On 16
September 2015, the Court of Justice of the European Union (CJEU) delivered its
long-awaited judgment (case C-215/14) on the referral for a preliminary ruling
made by the High Court of Justice of England & Wales concerning whether it
was possible to register the shape of Kit Kat chocolate wafers as a trademark:
Nestlé had
filed an application for registration of the mark with the UK Trademark
Office. However, the Office accepted an
opposition lodged by Cadbury and refused the application on the grounds that it
had not been sufficiently demonstrated that the mark had acquired distinctive
character. It considered that the shape
that had been applied for had three features, as follows:
- The basic rectangular slab shape;
- The presence, position and depth of the grooves running along the length of the bar; and
- The number of grooves which, together with the width of the bar, determine the number of ‘fingers’.
According
to the UK Office, the first of those features was a shape that derived from the
very nature of the goods claimed (with the exception of cakes and pastries),
and the other two were necessary to obtain a technical result.
That
decision was appealed to the High Court of Justice, which found that there was
not enough case-law from the Court of Justice in respect of the issues that had
been raised, and therefore made a referral for a preliminary ruling. In its judgment, the CJEU changes the order
of the three questions that had been referred to it, and first of all examines
the question concerning the possibility of cumulatively applying the bar to
registration of signs consisting of the shape of goods where that shape is
imposed by the nature of the product and where it is necessary to obtain a
technical result. The reasoning behind
this change of order is that a sign to which that ground for refusal applies
can never acquire distinctive character through use.
In that
regard, the CJEU reiterates the legal doctrine established in the recent Hauck
judgment, C 205/13, EU:C:2014:2233 (Tripp-Trapp chair), in the sense that the
three particular grounds for refusing to register product shapes operate
independently of one another.
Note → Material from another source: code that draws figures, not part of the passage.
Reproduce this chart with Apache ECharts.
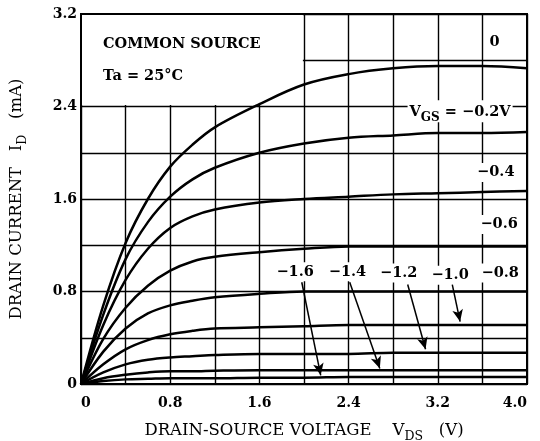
<!DOCTYPE html>
<html>
<head>
<meta charset="utf-8">
<script src="https://cdn.jsdelivr.net/npm/echarts@6/dist/echarts.min.js"></script>
<style>
  html, body { margin: 0; padding: 0; background: #fff; }
  #chart { width: 540px; height: 441px; }
</style>
</head>
<body>
<div id="chart"></div>
<script>
// drain voltage samples (V)
const vds = [0, 0.2, 0.4, 0.6, 0.8, 1.0, 1.2, 1.6, 2.0, 2.4, 2.8, 3.2, 3.6, 4.0];

// drain current (mA) for each gate voltage
const id_0   = [0, 0.68, 1.22, 1.60, 1.88, 2.07, 2.22, 2.42, 2.59, 2.68, 2.73, 2.75, 2.75, 2.73];
const id_m02 = [0, 0.60, 1.08, 1.40, 1.62, 1.77, 1.87, 2.00, 2.08, 2.13, 2.15, 2.17, 2.17, 2.18];
const id_m04 = [0, 0.51, 0.90, 1.17, 1.35, 1.45, 1.51, 1.57, 1.60, 1.62, 1.64, 1.65, 1.66, 1.67];
const id_m06 = [0, 0.39, 0.66, 0.85, 0.98, 1.06, 1.10, 1.14, 1.17, 1.19, 1.19, 1.19, 1.19, 1.19];
const id_m08 = [0, 0.28, 0.48, 0.61, 0.68, 0.72, 0.75, 0.78, 0.80, 0.80, 0.80, 0.80, 0.80, 0.80];
const id_m10 = [0, 0.17, 0.30, 0.38, 0.43, 0.46, 0.48, 0.49, 0.50, 0.51, 0.51, 0.51, 0.51, 0.51];
const id_m12 = [0, 0.10, 0.17, 0.21, 0.23, 0.24, 0.25, 0.26, 0.26, 0.26, 0.27, 0.27, 0.27, 0.27];
const id_m14 = [0, 0.05, 0.08, 0.10, 0.11, 0.11, 0.115, 0.12, 0.12, 0.12, 0.12, 0.12, 0.12, 0.12];
const id_m16 = [0, 0.025, 0.04, 0.045, 0.05, 0.05, 0.05, 0.055, 0.055, 0.06, 0.06, 0.06, 0.06, 0.06];

const vgsNames = ['0', '-0.2', '-0.4', '-0.6', '-0.8', '-1.0', '-1.2', '-1.4', '-1.6'];
const curves = [id_0, id_m02, id_m04, id_m06, id_m08, id_m10, id_m12, id_m14, id_m16];

// tick values
const xTicks = [0, 0.8, 1.6, 2.4, 3.2, 4.0];
const yTicks = [0, 0.8, 1.6, 2.4, 3.2];

// curve labels: text, anchor in data coords
const MINUS = '\u2212';
const notes = [
  { text: 'COMMON SOURCE', at: [0.18, 2.94], align: 'left' },
  { text: 'Ta = 25\u00b0C', at: [0.18, 2.66], align: 'left' },
  { text: '0', at: [3.71, 2.96] },
  { text: '{v|V}{s|GS}{v| = ' + MINUS + '0.2V}', at: [3.40, 2.36] },
  { text: MINUS + '0.4', at: [3.72, 1.83] },
  { text: MINUS + '0.6', at: [3.75, 1.38] },
  { text: MINUS + '0.8', at: [3.76, 0.96] },
  { text: MINUS + '1.0', at: [3.31, 0.94] },
  { text: MINUS + '1.2', at: [2.85, 0.96] },
  { text: MINUS + '1.4', at: [2.39, 0.97] },
  { text: MINUS + '1.6', at: [1.92, 0.97] }
];

// arrows from labels to curves
const arrows = [
  [[1.98, 0.88], [2.15, 0.075]],
  [[2.41, 0.88], [2.68, 0.135]],
  [[2.93, 0.86], [3.09, 0.30]],
  [[3.33, 0.86], [3.40, 0.54]]
];

const SERIF = '"DejaVu Serif", "Liberation Serif", serif';

const chart = echarts.init(document.getElementById('chart'));

const lineSeries = curves.map((vals, i) => ({
  name: 'VGS=' + vgsNames[i],
  type: 'line',
  data: vds.map((x, k) => [x, vals[k]]),
  smooth: 0.35,
  showSymbol: false,
  lineStyle: { color: '#000', width: 2.5 },
  z: 3,
  silent: true
}));

const fmtTick = v => (v === 0 ? '0' : v.toFixed(1));

const nameRich = {
  a: { fontFamily: SERIF, fontSize: 16.5, color: '#000', lineHeight: 22, verticalAlign: 'bottom' },
  s: { fontFamily: SERIF, fontSize: 12.5, color: '#000', lineHeight: 16, verticalAlign: 'bottom', padding: [0, 0, -4, 0] }
};

chart.setOption({
  animation: false,
  backgroundColor: '#fff',
  grid: {
    left: 81, right: 13, top: 14, bottom: 57,
    outerBoundsMode: 'none',
    containLabel: false,
    show: true, borderColor: '#000', borderWidth: 2, z: 4
  },
  xAxis: {
    type: 'value',
    min: 0, max: 4, interval: 0.8,
    axisLine: { show: false },
    axisTick: { show: false },
    splitLine: { show: true, lineStyle: { color: '#000', width: 1.4 } },
    minorTick: { show: false, splitNumber: 2 },
    minorSplitLine: { show: true, lineStyle: { color: '#000', width: 1.4 } },
    axisLabel: {
      formatter: v => (xTicks.includes(+v.toFixed(1)) ? fmtTick(v) : ''),
      color: '#000', fontFamily: SERIF, fontWeight: 'bold', fontSize: 14,
      margin: 12,
      alignMinLabel: 'left',
      alignMaxLabel: 'right'
    },
    name: '{a|DRAIN-SOURCE VOLTAGE    V}{s|DS}{a|   (V)}',
    nameLocation: 'middle',
    nameGap: 33,
    nameTextStyle: { color: '#000', fontFamily: SERIF, rich: nameRich }
  },
  yAxis: {
    type: 'value',
    min: 0, max: 3.2, interval: 0.8,
    axisLine: { show: false },
    axisTick: { show: false },
    splitLine: { show: true, lineStyle: { color: '#000', width: 1.4 } },
    minorTick: { show: false, splitNumber: 2 },
    minorSplitLine: { show: true, lineStyle: { color: '#000', width: 1.4 } },
    axisLabel: {
      formatter: v => (yTicks.includes(+v.toFixed(1)) ? fmtTick(v) : ''),
      color: '#000', fontFamily: SERIF, fontWeight: 'bold', fontSize: 14,
      margin: 4
    },
    name: '{a|DRAIN CURRENT   I}{s|D}{a|   (mA)}',
    nameLocation: 'middle',
    nameGap: 56,
    nameRotate: 90,
    nameTextStyle: { color: '#000', fontFamily: SERIF, rich: nameRich }
  },
  series: [
    ...lineSeries,
    {
      name: 'notes',
      type: 'scatter',
      z: 1,
      silent: true,
      symbolSize: 1,
      itemStyle: { color: 'rgba(0,0,0,0)', opacity: 1 },
      data: notes.map(n => ({
        value: n.at,
        label: { formatter: n.text, align: n.align || 'center' }
      })),
      label: {
        show: true,
        position: 'inside',
        color: '#000',
        fontFamily: SERIF,
        fontWeight: 'bold',
        fontSize: 14.5,
        backgroundColor: '#fff',
        padding: [2, 2],
        rich: {
          v: { fontFamily: SERIF, fontWeight: 'bold', fontSize: 14.5, color: '#000', backgroundColor: '#fff', lineHeight: 18, verticalAlign: 'bottom' },
          s: { fontFamily: SERIF, fontWeight: 'bold', fontSize: 12, color: '#000', backgroundColor: '#fff', lineHeight: 18, verticalAlign: 'bottom', padding: [0, 0, -4, 0] }
        }
      },
      markArea: {
        silent: true,
        itemStyle: { color: '#fff' },
        data: [[{ coord: [0, 2.412] }, { coord: [1.99, 3.2] }]]
      },
      markLine: {
        silent: true,
        symbol: ['none', 'arrow'],
        symbolSize: [8, 12],
        label: { show: false },
        lineStyle: { color: '#000', width: 1.5, type: 'solid' },
        data: arrows.map(a => [{ coord: a[0] }, { coord: a[1] }])
      }
    }
  ]
});
</script>
</body>
</html>
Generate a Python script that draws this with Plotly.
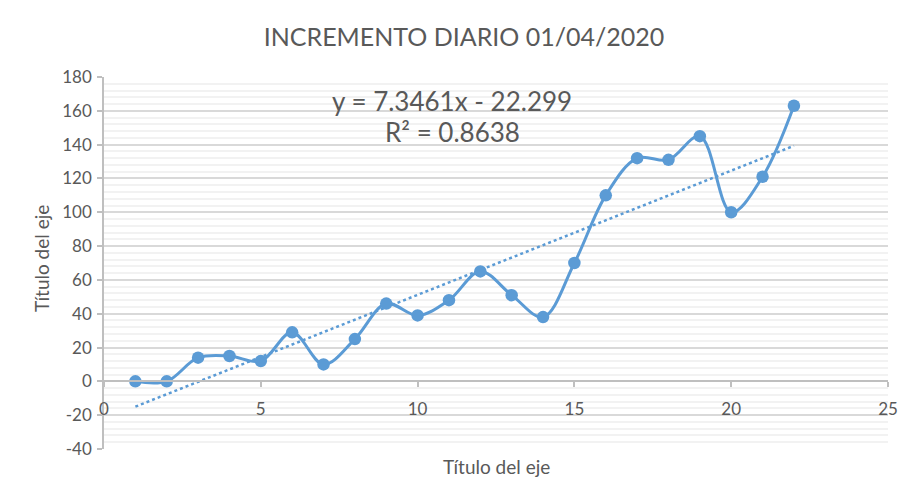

Therefore,
in the Court’s view it is irrelevant whether a certain shape could be denied
registration on the basis of a number of grounds, and it will suffice for just
one of those grounds to be fully applicable to the shape in question in order
for registration to be denied.
As the
Advocate General had explained in points 65 and 66 of his Opinion of 11 June
2015, what the CJEU had precluded in the Hauck judgment was the possibility of
applying the three different grounds for refusal in combination, but not the
possibility of applying them cumulatively, provided that at least one of those
grounds fully affects the sign in question.